Terra do Amazonas e de outros grandes rios, várias barragens e um oitavo da água doce do mundo, o Brasil é às vezes chamado de “Arábia Saudita da água” graças à sua riqueza do cobiçado recurso, que alguns comparam à vida sobre um mar de petróleo.
Porém, na maior e mais rica cidade do país, uma situação distópica se desenrola: as torneiras começam a secar.
Agora que a região Sudeste do Brasil lida com sua pior seca em mais de um século, um problema agravado por rios poluídos, desmatamento e crescimento populacional, o maior sistema de reservatórios que serve São Paulo está perto de se esvaziar. Muitos moradores enfrentam cortes esporádicos e alguns chegam a passar dias sem água. As autoridades dizem que o racionamento drástico pode ser necessário, com fornecimento de água de apenas dois dias por semana.
Nos bastidores, os cenários são trágicos. Em uma reunião gravada secretamente que acabou vazando na imprensa local, Paulo Massato, funcionário do alto escalão da companhia de água de São Paulo, aconselhou os moradores a saírem da cidade porque “aqui não tem água, não vai ter água para banho, para a limpeza da casa”.
“Estamos testemunhando uma crise hídrica sem precedentes em uma das grandes cidades industriais do mundo”, disse Marússia Whately, especialista em água do Instituto Socioambiental, um grupo ambiental brasileiro. “Por causa da degradação ambiental e da covardia política, milhões de pessoas em São Paulo estão se perguntando quando a água vai acabar.”
Para algumas pessoas dessa megacidade sufocada pelo trânsito, cheia de arranha-céus futuristas, condomínios e favelas, a crise já significa vários dias sem água corrente.
“Imagine passar três dias sem água tentando tocar seu negócio de forma limpa”, disse Maria da Fátima Ribeiro, de 51 anos, dona de um bar no Parque Alexandra, na periferia da área metropolitana de São Paulo. “Isso é o Brasil, onde os seres humanos são tratados pior que os cães por nossos políticos.”
Alguns moradores começaram a perfurar seus próprios poços ou acumular água em baldes para lavar roupa ou para a descarga.
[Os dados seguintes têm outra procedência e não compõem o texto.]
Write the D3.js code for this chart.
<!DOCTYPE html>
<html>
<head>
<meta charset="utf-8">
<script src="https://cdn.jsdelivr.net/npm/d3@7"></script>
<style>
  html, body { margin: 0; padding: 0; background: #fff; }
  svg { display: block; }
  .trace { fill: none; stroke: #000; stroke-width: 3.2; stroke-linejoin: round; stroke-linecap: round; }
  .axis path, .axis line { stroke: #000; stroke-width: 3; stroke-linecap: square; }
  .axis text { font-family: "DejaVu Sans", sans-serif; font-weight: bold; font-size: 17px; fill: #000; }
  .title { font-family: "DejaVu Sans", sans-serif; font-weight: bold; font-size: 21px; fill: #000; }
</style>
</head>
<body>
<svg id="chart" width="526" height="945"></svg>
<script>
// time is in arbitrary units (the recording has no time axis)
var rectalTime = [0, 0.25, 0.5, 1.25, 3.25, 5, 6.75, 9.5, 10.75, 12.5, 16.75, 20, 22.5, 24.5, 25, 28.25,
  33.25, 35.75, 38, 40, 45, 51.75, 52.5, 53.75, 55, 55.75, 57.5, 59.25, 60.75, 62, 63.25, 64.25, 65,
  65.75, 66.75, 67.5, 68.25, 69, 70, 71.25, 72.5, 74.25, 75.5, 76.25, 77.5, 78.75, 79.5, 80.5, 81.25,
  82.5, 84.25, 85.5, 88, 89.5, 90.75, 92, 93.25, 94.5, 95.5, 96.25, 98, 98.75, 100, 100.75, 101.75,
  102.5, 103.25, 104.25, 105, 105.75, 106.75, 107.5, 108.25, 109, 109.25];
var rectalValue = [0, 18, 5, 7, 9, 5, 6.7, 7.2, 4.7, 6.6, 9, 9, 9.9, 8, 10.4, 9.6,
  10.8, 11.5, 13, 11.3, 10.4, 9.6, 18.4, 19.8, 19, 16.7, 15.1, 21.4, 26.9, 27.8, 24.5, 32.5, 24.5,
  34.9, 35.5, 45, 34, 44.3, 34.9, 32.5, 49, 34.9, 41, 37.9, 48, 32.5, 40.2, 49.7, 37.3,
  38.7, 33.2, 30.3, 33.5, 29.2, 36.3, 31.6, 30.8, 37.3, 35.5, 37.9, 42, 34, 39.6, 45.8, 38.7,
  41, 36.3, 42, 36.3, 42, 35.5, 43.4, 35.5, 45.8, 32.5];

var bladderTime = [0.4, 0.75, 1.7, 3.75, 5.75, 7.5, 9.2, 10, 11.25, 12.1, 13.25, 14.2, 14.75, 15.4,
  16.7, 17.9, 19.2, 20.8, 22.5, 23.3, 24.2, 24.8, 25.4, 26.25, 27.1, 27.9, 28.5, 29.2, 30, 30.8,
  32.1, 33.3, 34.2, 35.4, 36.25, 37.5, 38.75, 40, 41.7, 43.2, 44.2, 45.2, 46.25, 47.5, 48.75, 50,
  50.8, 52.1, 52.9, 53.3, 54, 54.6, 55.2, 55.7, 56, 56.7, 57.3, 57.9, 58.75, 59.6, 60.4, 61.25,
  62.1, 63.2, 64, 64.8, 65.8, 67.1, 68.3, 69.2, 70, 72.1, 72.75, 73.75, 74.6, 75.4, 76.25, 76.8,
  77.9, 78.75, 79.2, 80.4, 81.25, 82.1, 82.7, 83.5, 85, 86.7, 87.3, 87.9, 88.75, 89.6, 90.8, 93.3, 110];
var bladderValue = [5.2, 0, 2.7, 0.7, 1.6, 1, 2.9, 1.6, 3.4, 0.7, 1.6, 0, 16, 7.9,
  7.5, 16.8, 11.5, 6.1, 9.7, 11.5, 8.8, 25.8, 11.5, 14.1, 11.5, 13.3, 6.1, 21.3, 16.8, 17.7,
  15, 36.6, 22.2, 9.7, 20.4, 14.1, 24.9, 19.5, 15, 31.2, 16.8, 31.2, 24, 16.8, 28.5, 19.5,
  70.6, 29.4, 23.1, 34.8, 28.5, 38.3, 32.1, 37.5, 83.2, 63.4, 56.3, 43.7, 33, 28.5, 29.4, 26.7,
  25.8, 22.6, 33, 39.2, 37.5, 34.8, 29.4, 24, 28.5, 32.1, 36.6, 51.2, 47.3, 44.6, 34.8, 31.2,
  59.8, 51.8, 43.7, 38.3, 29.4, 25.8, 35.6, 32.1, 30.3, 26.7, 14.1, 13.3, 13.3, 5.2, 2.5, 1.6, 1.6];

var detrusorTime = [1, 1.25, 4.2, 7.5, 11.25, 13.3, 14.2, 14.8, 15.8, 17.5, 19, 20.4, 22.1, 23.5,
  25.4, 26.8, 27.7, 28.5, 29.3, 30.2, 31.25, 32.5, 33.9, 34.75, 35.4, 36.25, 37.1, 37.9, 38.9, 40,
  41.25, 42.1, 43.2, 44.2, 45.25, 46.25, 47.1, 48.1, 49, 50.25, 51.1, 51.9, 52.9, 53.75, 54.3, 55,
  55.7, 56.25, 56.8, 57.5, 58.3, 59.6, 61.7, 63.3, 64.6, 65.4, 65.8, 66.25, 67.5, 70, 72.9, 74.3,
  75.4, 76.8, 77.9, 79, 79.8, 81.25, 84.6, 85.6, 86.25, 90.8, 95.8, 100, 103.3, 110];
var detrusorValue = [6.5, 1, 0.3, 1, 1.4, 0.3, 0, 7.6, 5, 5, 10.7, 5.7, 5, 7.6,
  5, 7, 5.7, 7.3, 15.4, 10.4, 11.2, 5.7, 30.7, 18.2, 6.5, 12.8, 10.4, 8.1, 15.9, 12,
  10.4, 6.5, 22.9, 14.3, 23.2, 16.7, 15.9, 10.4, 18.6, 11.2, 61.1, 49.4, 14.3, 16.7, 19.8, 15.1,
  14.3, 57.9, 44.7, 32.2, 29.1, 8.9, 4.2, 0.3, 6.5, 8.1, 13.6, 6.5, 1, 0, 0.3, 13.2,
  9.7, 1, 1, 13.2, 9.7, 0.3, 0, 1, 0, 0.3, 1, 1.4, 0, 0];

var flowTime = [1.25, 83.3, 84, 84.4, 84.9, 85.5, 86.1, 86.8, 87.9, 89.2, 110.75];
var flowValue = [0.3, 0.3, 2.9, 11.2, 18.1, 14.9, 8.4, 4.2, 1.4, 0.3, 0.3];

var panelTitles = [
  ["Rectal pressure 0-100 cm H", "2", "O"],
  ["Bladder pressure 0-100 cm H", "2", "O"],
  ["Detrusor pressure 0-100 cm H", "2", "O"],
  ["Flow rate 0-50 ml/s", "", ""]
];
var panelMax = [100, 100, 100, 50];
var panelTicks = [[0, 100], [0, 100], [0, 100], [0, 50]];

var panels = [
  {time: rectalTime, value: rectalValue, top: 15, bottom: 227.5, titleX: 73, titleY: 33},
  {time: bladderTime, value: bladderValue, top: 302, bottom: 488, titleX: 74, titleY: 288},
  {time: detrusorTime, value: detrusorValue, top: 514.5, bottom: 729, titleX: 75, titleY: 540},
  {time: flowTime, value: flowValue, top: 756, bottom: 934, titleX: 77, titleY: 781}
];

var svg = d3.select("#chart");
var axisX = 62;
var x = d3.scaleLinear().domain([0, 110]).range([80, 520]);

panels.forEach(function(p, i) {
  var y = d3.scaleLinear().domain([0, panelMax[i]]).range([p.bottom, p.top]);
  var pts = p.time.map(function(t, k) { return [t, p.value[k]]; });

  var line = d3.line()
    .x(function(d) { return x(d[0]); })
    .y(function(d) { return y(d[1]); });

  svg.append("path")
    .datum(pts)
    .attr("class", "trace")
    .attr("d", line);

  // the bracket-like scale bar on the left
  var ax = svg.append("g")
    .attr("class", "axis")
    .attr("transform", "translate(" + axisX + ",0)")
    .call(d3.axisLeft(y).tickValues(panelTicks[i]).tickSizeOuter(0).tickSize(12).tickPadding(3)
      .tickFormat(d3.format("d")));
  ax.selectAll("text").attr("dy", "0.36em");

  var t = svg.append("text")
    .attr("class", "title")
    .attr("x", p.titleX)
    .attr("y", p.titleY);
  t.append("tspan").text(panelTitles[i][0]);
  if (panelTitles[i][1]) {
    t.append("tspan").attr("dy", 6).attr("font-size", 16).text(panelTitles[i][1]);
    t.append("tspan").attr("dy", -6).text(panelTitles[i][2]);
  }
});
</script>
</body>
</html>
Escolas estão proibindo os alunos de usar a água para escovar os dentes e alteraram o cardápio do almoço para servir sanduíches em vez de refeições em pratos, que precisam ser lavados.
Autoridades prometem soluções ambiciosas, como novos reservatórios. Porém, o atraso já é grande e muita gente desta vasta região metropolitana de 20 milhões de habitantes está assustada com a previsão do Centro Nacional de Monitoramento e Alertas de Desastres Naturais (CEMADEN), que diz que o sistema do reservatório principal de São Paulo poderia secar em 2015.
Especialistas dizem que as origens da crise vão além da recente seca e incluem inúmeros fatores: o crescimento populacional da cidade no século 20, um sistema com vazamentos crônicos que perde grande quantidade de água antes que ela chegue às casas, poluição notória dos rios Tietê e Pinheiros, que atravessam a cidade (seu cheiro pode deixar transeuntes nauseados), e a destruição de florestas e pântanos das redondezas que absorvem a chuva e a liberam em reservatórios.
Os desmatamentos na bacia do Rio Amazonas, a centenas de quilômetros de distância, podem também agravar a crise da água. O corte da floresta reduz sua capacidade de liberar umidade no ar, diminuindo a precipitação no Sudeste do Brasil, de acordo com um estudo recente.
Autoridades também apontam para o aquecimento global. “A mudança climática chegou para ficar”, disse Geraldo Alckmin, governador do estado de São Paulo. “Quando chove, chove muito, e quando há seca, fica muito seco.”
Especialistas em água avisam que a escassez em São Paulo, a capital econômica do Brasil, poderia dificultar os esforços para fortalecer a economia nacional que vem lutando com os preços baixos dos produtos exportados pelo país.
“O pior ainda está por vir, caso não estejam transportando água em grandes quantidades”, disse Steven Solomon, autor de “Water: The Epic Struggle for Wealth, Power and Civilization” (Água: a luta épica por riqueza, poder e civilização).
A crise fez muitos se perguntarem como a poderosa cidade global brasileira chegou a esse ponto. Ignácio de Loyola Brandão, escritor cujo romance de 1981, “Não Verás País Nenhum”, mostrou uma São Paulo enfrentando a degradação ecológica e a escassez crônica de água, disse a repórteres que não se surpreende com os problemas hídricos da cidade.
“A maioria não fica indignada com nada, como se estivéssemos confortavelmente nos dirigindo para a nossa própria destruição.”